_EXERCISE AIM_: Pictures aside, repeat every entry exactly.

(Items from a data source)
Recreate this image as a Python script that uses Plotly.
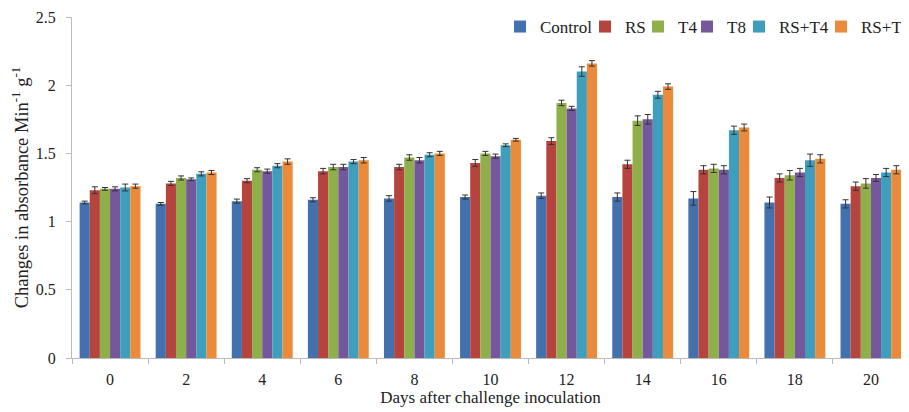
import plotly.graph_objects as go

days = ["0", "2", "4", "6", "8", "10", "12", "14", "16", "18", "20"]
series_names = ["Control", "RS", "T4", "T8", "RS+T4", "RS+T8"]

control = [1.14, 1.13, 1.15, 1.16, 1.17, 1.18, 1.19, 1.18, 1.17, 1.14, 1.13]
rs      = [1.23, 1.28, 1.30, 1.37, 1.40, 1.43, 1.59, 1.42, 1.38, 1.32, 1.26]
t4      = [1.24, 1.32, 1.38, 1.40, 1.47, 1.50, 1.87, 1.74, 1.39, 1.34, 1.28]
t8      = [1.24, 1.31, 1.37, 1.40, 1.45, 1.48, 1.83, 1.75, 1.38, 1.36, 1.32]
rs_t4   = [1.25, 1.35, 1.41, 1.44, 1.49, 1.56, 2.10, 1.93, 1.67, 1.45, 1.36]
rs_t8   = [1.26, 1.36, 1.44, 1.45, 1.50, 1.60, 2.16, 1.99, 1.69, 1.46, 1.38]

err_control = [0.01, 0.01, 0.015, 0.015, 0.02, 0.015, 0.02, 0.03, 0.05, 0.04, 0.03]
err_rs      = [0.025, 0.015, 0.015, 0.02, 0.02, 0.025, 0.025, 0.03, 0.03, 0.03, 0.03]
err_t4      = [0.01, 0.015, 0.015, 0.02, 0.02, 0.015, 0.02, 0.035, 0.03, 0.035, 0.035]
err_t8      = [0.015, 0.01, 0.015, 0.02, 0.02, 0.015, 0.015, 0.035, 0.03, 0.03, 0.025]
err_rs_t4   = [0.025, 0.015, 0.015, 0.015, 0.015, 0.01, 0.035, 0.025, 0.03, 0.045, 0.03]
err_rs_t8   = [0.015, 0.015, 0.02, 0.02, 0.015, 0.01, 0.02, 0.02, 0.025, 0.03, 0.03]

colors = ["#4271AE", "#B5443F", "#8FAF4B", "#74589B", "#3E9EBC", "#EC8A3B"]

values = [control, rs, t4, t8, rs_t4, rs_t8]
errors = [err_control, err_rs, err_t4, err_t8, err_rs_t4, err_rs_t8]

# page pixel where each legend entry's label text starts
legend_text_x = [540, 625, 678, 727, 779, 861]

FONT = "Liberation Serif"
OFF = 8  # default page body margin
W, H = 909 - OFF, 412 - OFF

fig = go.Figure()
legend_layout = {}
for i, (name, vals, errs, col) in enumerate(zip(series_names, values, errors, colors)):
    lname = "legend" if i == 0 else f"legend{i+1}"
    fig.add_trace(go.Bar(
        name=name, x=days, y=vals, marker_color=col,
        marker_line_width=0, legend=lname,
        error_y=dict(type="data", array=errs, visible=True,
                     color="#333333", thickness=1, width=3),
    ))
    legend_layout[lname] = dict(
        xref="container", yref="container",
        x=(legend_text_x[i] - OFF - 40) / W, xanchor="left",
        y=1 - (27 - OFF) / H, yanchor="middle",
        orientation="h", itemwidth=30,
        font=dict(family=FONT, size=17, color="#222222"),
        bgcolor="rgba(0,0,0,0)", borderwidth=0,
    )

fig.update_layout(
    width=W, height=H,
    margin=dict(l=72 - OFF, r=0, t=17 - OFF, b=H - (358 - OFF), autoexpand=False),
    paper_bgcolor="white", plot_bgcolor="white",
    barmode="group", bargap=0.2, bargroupgap=0,
    font=dict(family=FONT, size=16, color="#222222"),
    showlegend=True,
    xaxis=dict(
        type="category", showline=True, linecolor="#BBBBBB", linewidth=1,
        ticks="outside", tickson="boundaries", ticklen=5, tickcolor="#BBBBBB",
        ticklabelstandoff=7,
        showgrid=False, tickfont=dict(family=FONT, size=16), automargin=False,
        title=dict(text="Days after challenge inoculation", standoff=2,
                   font=dict(family=FONT, size=17)),
    ),
    yaxis=dict(
        range=[0, 2.5], tickvals=[0, 0.5, 1, 1.5, 2, 2.5],
        ticktext=["0", "0.5", "1", "1.5", "2", "2.5"],
        showline=True, linecolor="#BBBBBB", linewidth=1,
        ticks="outside", ticklen=5, tickcolor="#BBBBBB", automargin=False,
        ticklabelstandoff=7,
        showgrid=False, zeroline=False, tickfont=dict(family=FONT, size=16),
        title=dict(text="Changes in absorbance Min<sup>-1</sup> g<sup>-1</sup>",
                   standoff=6, font=dict(family=FONT, size=18.5)),
    ),
    **legend_layout,
)

fig.write_html("out.html")
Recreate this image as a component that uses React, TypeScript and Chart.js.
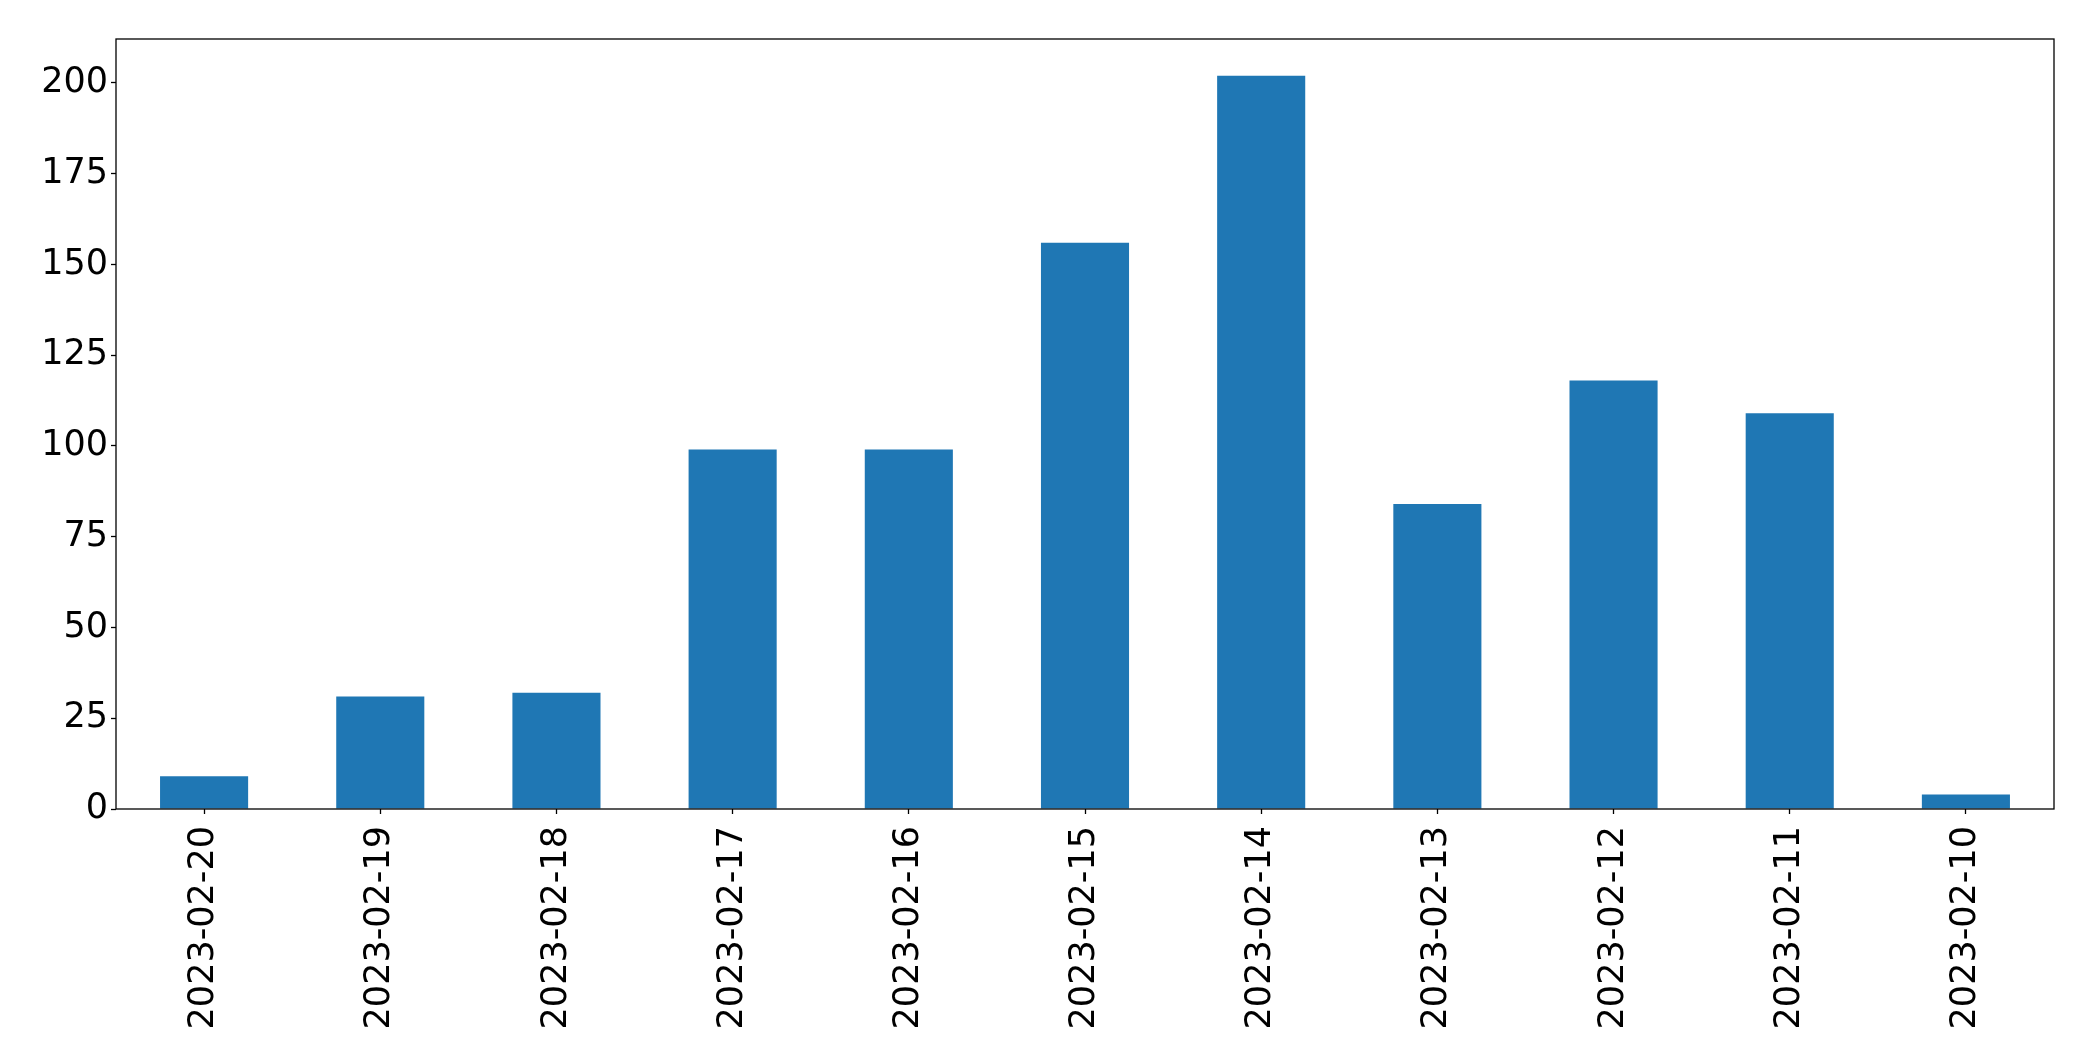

_RESULT OF THE TASK_:
Recreate this image as a Python script that uses Plotly.
import plotly.graph_objects as go

days = ["0", "2", "4", "6", "8", "10", "12", "14", "16", "18", "20"]
series_names = ["Control", "RS", "T4", "T8", "RS+T4", "RS+T8"]

control = [1.14, 1.13, 1.15, 1.16, 1.17, 1.18, 1.19, 1.18, 1.17, 1.14, 1.13]
rs      = [1.23, 1.28, 1.30, 1.37, 1.40, 1.43, 1.59, 1.42, 1.38, 1.32, 1.26]
t4      = [1.24, 1.32, 1.38, 1.40, 1.47, 1.50, 1.87, 1.74, 1.39, 1.34, 1.28]
t8      = [1.24, 1.31, 1.37, 1.40, 1.45, 1.48, 1.83, 1.75, 1.38, 1.36, 1.32]
rs_t4   = [1.25, 1.35, 1.41, 1.44, 1.49, 1.56, 2.10, 1.93, 1.67, 1.45, 1.36]
rs_t8   = [1.26, 1.36, 1.44, 1.45, 1.50, 1.60, 2.16, 1.99, 1.69, 1.46, 1.38]

err_control = [0.01, 0.01, 0.015, 0.015, 0.02, 0.015, 0.02, 0.03, 0.05, 0.04, 0.03]
err_rs      = [0.025, 0.015, 0.015, 0.02, 0.02, 0.025, 0.025, 0.03, 0.03, 0.03, 0.03]
err_t4      = [0.01, 0.015, 0.015, 0.02, 0.02, 0.015, 0.02, 0.035, 0.03, 0.035, 0.035]
err_t8      = [0.015, 0.01, 0.015, 0.02, 0.02, 0.015, 0.015, 0.035, 0.03, 0.03, 0.025]
err_rs_t4   = [0.025, 0.015, 0.015, 0.015, 0.015, 0.01, 0.035, 0.025, 0.03, 0.045, 0.03]
err_rs_t8   = [0.015, 0.015, 0.02, 0.02, 0.015, 0.01, 0.02, 0.02, 0.025, 0.03, 0.03]

colors = ["#4271AE", "#B5443F", "#8FAF4B", "#74589B", "#3E9EBC", "#EC8A3B"]

values = [control, rs, t4, t8, rs_t4, rs_t8]
errors = [err_control, err_rs, err_t4, err_t8, err_rs_t4, err_rs_t8]

# page pixel where each legend entry's label text starts
legend_text_x = [540, 625, 678, 727, 779, 861]

FONT = "Liberation Serif"
OFF = 8  # default page body margin
W, H = 909 - OFF, 412 - OFF

fig = go.Figure()
legend_layout = {}
for i, (name, vals, errs, col) in enumerate(zip(series_names, values, errors, colors)):
    lname = "legend" if i == 0 else f"legend{i+1}"
    fig.add_trace(go.Bar(
        name=name, x=days, y=vals, marker_color=col,
        marker_line_width=0, legend=lname,
        error_y=dict(type="data", array=errs, visible=True,
                     color="#333333", thickness=1, width=3),
    ))
    legend_layout[lname] = dict(
        xref="container", yref="container",
        x=(legend_text_x[i] - OFF - 40) / W, xanchor="left",
        y=1 - (27 - OFF) / H, yanchor="middle",
        orientation="h", itemwidth=30,
        font=dict(family=FONT, size=17, color="#222222"),
        bgcolor="rgba(0,0,0,0)", borderwidth=0,
    )

fig.update_layout(
    width=W, height=H,
    margin=dict(l=72 - OFF, r=0, t=17 - OFF, b=H - (358 - OFF), autoexpand=False),
    paper_bgcolor="white", plot_bgcolor="white",
    barmode="group", bargap=0.2, bargroupgap=0,
    font=dict(family=FONT, size=16, color="#222222"),
    showlegend=True,
    xaxis=dict(
        type="category", showline=True, linecolor="#BBBBBB", linewidth=1,
        ticks="outside", tickson="boundaries", ticklen=5, tickcolor="#BBBBBB",
        ticklabelstandoff=7,
        showgrid=False, tickfont=dict(family=FONT, size=16), automargin=False,
        title=dict(text="Days after challenge inoculation", standoff=2,
                   font=dict(family=FONT, size=17)),
    ),
    yaxis=dict(
        range=[0, 2.5], tickvals=[0, 0.5, 1, 1.5, 2, 2.5],
        ticktext=["0", "0.5", "1", "1.5", "2", "2.5"],
        showline=True, linecolor="#BBBBBB", linewidth=1,
        ticks="outside", ticklen=5, tickcolor="#BBBBBB", automargin=False,
        ticklabelstandoff=7,
        showgrid=False, zeroline=False, tickfont=dict(family=FONT, size=16),
        title=dict(text="Changes in absorbance Min<sup>-1</sup> g<sup>-1</sup>",
                   standoff=6, font=dict(family=FONT, size=18.5)),
    ),
    **legend_layout,
)

fig.write_html("out.html")
Recreate this image as a component that uses React, TypeScript and Chart.js.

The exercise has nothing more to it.